The first truly memorable president from childhood
was John F. Kennedy. Dwight Eisenhower was
president when I was born and through those first school years, but other than
looking at his bland and smiling picture in our classroom on a daily basis, we were
clueless about him, except that he had big fish-like lips and looked like
someone’s benevolent grandfather.
Ike was actually “up there”, but we were far too
young to appreciate him. He was the hero
of many of our parents. Ike was the most
illustrious military commander of WW2, including Operation Overlord and the
Normandy Invasion. During his
presidency, he was responsible for the building of our national highway
infrastructure, which cut road trips in half as potholed and miserable state
roads were replaced with new federally funded highways. Ike had some roots in San Antonio too. As a young officer, he was stationed at Fort
Sam Houston and met wife Mamie there too, whose well-off family summered in an
impressive columned house on McCullough Avenue.
But it was John F. Kennedy who caught all of our
attention when he was elected in 1960. This
was far before all of the dark corners of his presidency were gradually
revealed. We children too fell victim to
his charisma, especially his lovely family and children. There were coloring books about Caroline
Kennedy and her princess existence in the White House. Who else got to keep a pony at the White
House and ride it whenever she wanted?
My thoroughly Baptist parents did not care for the Catholic Kennedys,
but that didn’t stop us from poring over every word that was written about them
in our Weekly Readers. They
ranked up there with the astronauts John Glenn, Alan Shepard and Eugene
Cerna.
The assassination was an experience that was
seared into our generation. John F.
Kennedy and Jackie had been to San Antonio (and Houston) just a few days before
Dallas and many classmates (especially the Catholics) had been taken out of
school so that they could see the local motorcade, or watch him fly into the
airport. Several even got to shake his
hand and vowed they would never wash the hand that had touched JFK. They were over the moon. When the shooting actually occurred, we were
all at recess. We had lined up to come
in, and when we entered the classroom, TVs had been rolled into the classrooms
and they were on. The TVs were NEVER on
(except for Senorita Barrera). As we sat
at our desks, the drama unfolded. It was
about 12:15 or so. He was still alive,
but in the Parkland Hospital. Our
teachers were absolutely silent, gathered in groups in front of the TV. We sat
ignored and unattended at our desks. I remember praying that he would live. That was what you did, right? But I also knew in my heart that praying
would be useless. When his death was
announced a few minutes later, a black cloud descended on us all and did not
fade for a long time. The TVs were turned
off. Stunned, we somehow muddled through
the rest of the afternoon. We did school
work. No one offered us a word or
comfort to help us come to terms with our shock and grief. What did we need that for? We would get over it. Get
out your books. There’s work to be
done. My walk back to my father’s barber
shop was slow and thoughtful. He was
waiting for me outside, unaware that I already knew everything. When I saw him, I cried for the first
time. Over those dreadful next few days,
I found my mother crying also. My mother
never cried. She was a strong woman, but
the horrors of November 23rd, and the shooting of Lee Harvey Oswald
on national television a few days later did her in.
It did all of us in.
For the next few months, the news media was full
of the tall, lanky Texan who found himself thrust unexpectedly into the U.S.

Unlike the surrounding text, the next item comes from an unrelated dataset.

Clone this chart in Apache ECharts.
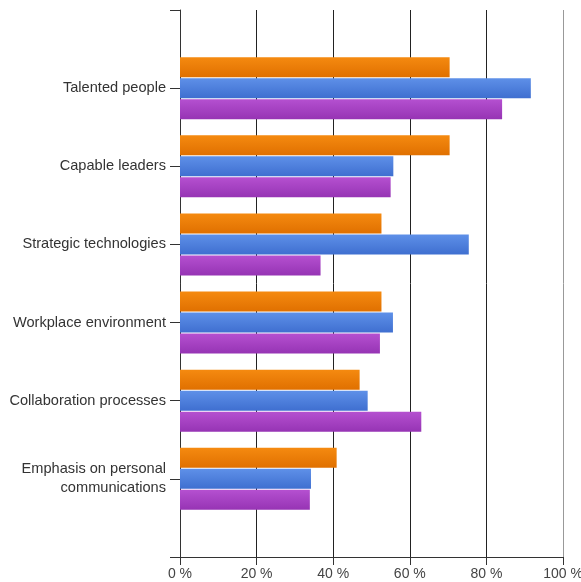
<!DOCTYPE html>
<html>
<head>
<meta charset="utf-8">
<script src="https://cdn.jsdelivr.net/npm/echarts@6/dist/echarts.min.js"></script>
<style>
  html, body { margin: 0; padding: 0; background: #fff; }
  #chart { width: 581px; height: 582px; }
</style>
</head>
<body>
<div id="chart"></div>
<script>
// empty first/last entries pad the axis so categories sit on ticks
var categories = ['', 'Talented people', 'Capable leaders', 'Strategic technologies',
  'Workplace environment', 'Collaboration processes', 'Emphasis on personal\ncommunications', ''];
var orangeValues = [null, 70.4, 70.4, 52.6, 52.6, 46.9, 40.9, null];
var blueValues = [null, 91.6, 55.7, 75.4, 55.6, 49, 34.2, null];
var purpleValues = [null, 84.1, 55, 36.7, 52.2, 63, 33.9, null];
var tickLabels = ['0 %', '20 %', '40 %', '60 %', '80 %', '100 %'];

function grad(top, bottom) {
  return new echarts.graphic.LinearGradient(0, 0, 0, 1, [
    { offset: 0, color: top },
    { offset: 1, color: bottom }
  ]);
}

var chart = echarts.init(document.getElementById('chart'));
var option = {
  animation: false,
  backgroundColor: '#fff',
  textStyle: { fontFamily: 'Liberation Sans, Arial, sans-serif' },
  grid: { left: 180, right: 18, top: 10, bottom: 25, containLabel: false, outerBoundsMode: 'none' },
  xAxis: {
    type: 'value',
    min: 0,
    max: 100,
    interval: 20,
    axisLine: { show: true, lineStyle: { color: '#333', width: 1 } },
    axisTick: { show: true, length: 8, lineStyle: { color: '#333' } },
    axisLabel: {
      margin: 10,
      fontSize: 14,
      color: '#444',
      formatter: function (v) { return tickLabels[Math.round(v / 20)]; }
    },
    splitLine: {
      show: true,
      lineStyle: { color: ['#333', '#222', '#222', '#222', '#222', '#999'], width: 1 }
    }
  },
  yAxis: {
    type: 'category',
    inverse: true,
    boundaryGap: false,
    data: categories,
    axisLine: { show: true, lineStyle: { color: '#333', width: 1 } },
    axisTick: { show: true, length: 10, lineStyle: { color: '#333' } },
    axisLabel: {
      margin: 14,
      fontSize: 14.6,
      color: '#333',
      lineHeight: 19,
      align: 'right'
    },
    splitLine: { show: false }
  },
  series: [
    {
      name: 'Series 1',
      type: 'bar',
      data: orangeValues,
      barWidth: 20,
      barGap: '5%',
      itemStyle: { color: grad('#f58a10', '#e07000') }
    },
    {
      name: 'Series 2',
      type: 'bar',
      data: blueValues,
      barWidth: 20,
      barGap: '5%',
      itemStyle: { color: grad('#5e90e8', '#3f6fd0') }
    },
    {
      name: 'Series 3',
      type: 'bar',
      data: purpleValues,
      barWidth: 20,
      barGap: '5%',
      itemStyle: { color: grad('#b550d0', '#9634b4') }
    }
  ]
};
chart.setOption(option);
</script>
</body>
</html>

presidency. Lyndon B. Johnson, nicknamed
“Colonel Cornpone” by Jackie Kennedy, was a consummate politician and
wheeler-dealer, and probably one of the
most powerful and effective presidents who ever sat the White House. LBJ was the president who pushed Kennedy’s civil
rights bill on down the throats of Congress and instituted social reforms such
as medicare that would sweep the nation.
It was a shame that he was mostly unappreciated during his time. A lot of that had to do with the fact that he
was thrust into the shoes of John F. Kennedy.
No two presidents could have been less similar. A former school teacher who appeared out of
nowhere to enter the Texas and national political scene, he will be forever
remembered as the president who allowed the Vietnam War to become a
conflagration that raged out of control all through the 60s, and it would crush
both the nation and him. The pity of it
was that he had not even started the Vietnam War. For us, he was always a Texan, a hill country
boy and one of us. LBJ was loud, vulgar
and often crude, but he was a force of nature.
He remained our president until high school.
1 comment:
I lived on base in El Paso when John Kennedy was shot. I remember watching his motorcade go through Ft.Bliss before he went on to SanAntonio and Dallas. I seem to remember being at lunch in the cafeteria drinking our milk in those little glass bottles with the pog tops. So many of us were crying, and as you say I don't remember any adults trying to help us understand or come to terms. Is this just the way kids remember? We were so innocent, the idea of this head of our country being assassinated was unfathomable to this little girl. We had several days off from school as National Days of mourning. Maybe that was just military base schools. For days television was filled with news of the event, the funeral, and of course Lee Harvey Oswald and Sirhan Sirhan.